What else is gonna happen later I wonder. The benchpress rack is probably gonna give way and the bar will break my neck.
Some days screw you big time. I'm tired. I don't want to care anymore.
Received the call from UNITAR a week or two ago saying I got accepted. However the offer letter didn't come like they said it would.... registration's supposed to be next Monday, and class starts on the 25th. Fine thought maybe it got lost in the mail or something.... but when I went to the uni to find out......

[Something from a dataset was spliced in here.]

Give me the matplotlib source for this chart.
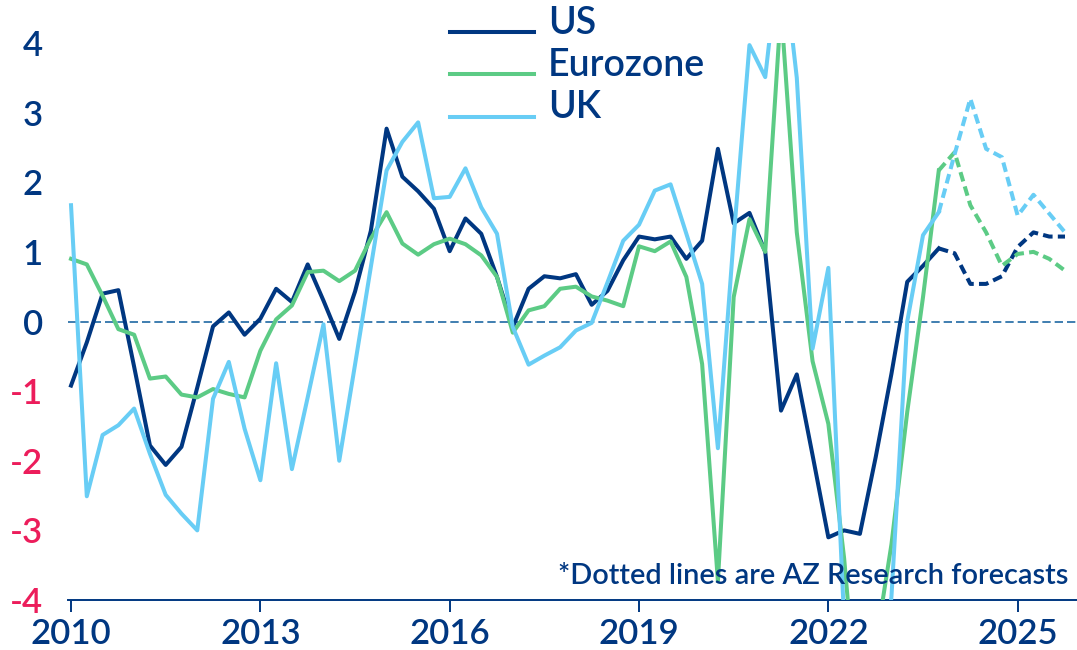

Apparently I cannot qualify to study the course because for some totally fucked reason it seems I have FAILED my A-Levels and don't have any principles. Heck. Made some noise about it... and they couldn't trace my application and shit..... in the end they said I can just come on the day of the registration with the original copy of my results... they will issue me the letter on the spot and I can register.... yadda yadda yadda.......... =.=
And we wonder why so many
Why do I have a sick sorta feeling they are gonna screw me over again on registration day?
Head to Subang later on to get some award thingy from the office - I was unable to attend the ceremony last week and they told me to pick it up from the office. Some 50 pounds worth of book vouchers for my Lit.... Well lo and behold when I got there nobody was at the CAL office. Waited 30mins for someone to dig around the office....make some phonecalls... and still couldn't find it. Was told to come back an hour later for it.
ZZZZzzzzzzzzzzzzzz.
Okay yay went looking for Ernie. Had lunch together and was feeling really happy about being able to spend some time with him... went back to Taylors later... picked up my "award" which was a folder containing a cert and an envelope....
Turns out it wasn't for the "A" I got for Literature, as expected.
Turns out it was as award for being the third highest scoring candidate in the world for Literature. Okay. Whoa.
But guess what. My 50 pound book voucher wasn't inside... I assumed it was inside the envelope but it WASN'T. Went back to college... got them to check... turns out there was supposed to be two envelopes in the folder. I had only one. And get this - they told me they don't know what to do and will call me soon to update me about it.
Cibai.
And it's gonna take all that hassle to go back to Subang again to pick up some stupid thing that probly doesn't really matter to me anyways.... and surprisingly the award didn't leave me very elated or proud of myself... just the initial shock......
....cos deep down I know it's something I don't care about, it doesn't mean anything to me, and it's just something I'm making myself do for the sake of "job stability"... just like applying to UNITAR. I've never been hyped up about going to study overseas. Never really cared where I applied to or where I'm gonna go. Never really cared who accepted or rejected me cos it's ALL THE SAME. Just because of the money I need to earn later in life - I can't live hand-to-mouth year after year. Just because of what my stupid family will say and ask my parents and compare me with a thousand and one people and offer "advice" which I ABSOLUTELY DO NOT APPRECIATE thank you very much. (And you even dare ask me why the fuck I'm so antisocial. Maybe you'd like to take a guess?). I'm going to go back to sleeping 3 hours a night. I'm going to go back to being downright depressed and trying to put on a brave front day by day... trying to show everyone I'm strong and happy and it's so much fun juggling work and studies.... oh it's no problem just taking out two hours of my time to lift a coupla weights
And oh. A client cancelled on me today.
That was the last fucking straw I tell you.
What else is gonna happen later I wonder. The benchpress rack is probably gonna give way and the bar will break my neck.
Some days screw you big time. I'm tired. I don't want to care anymore.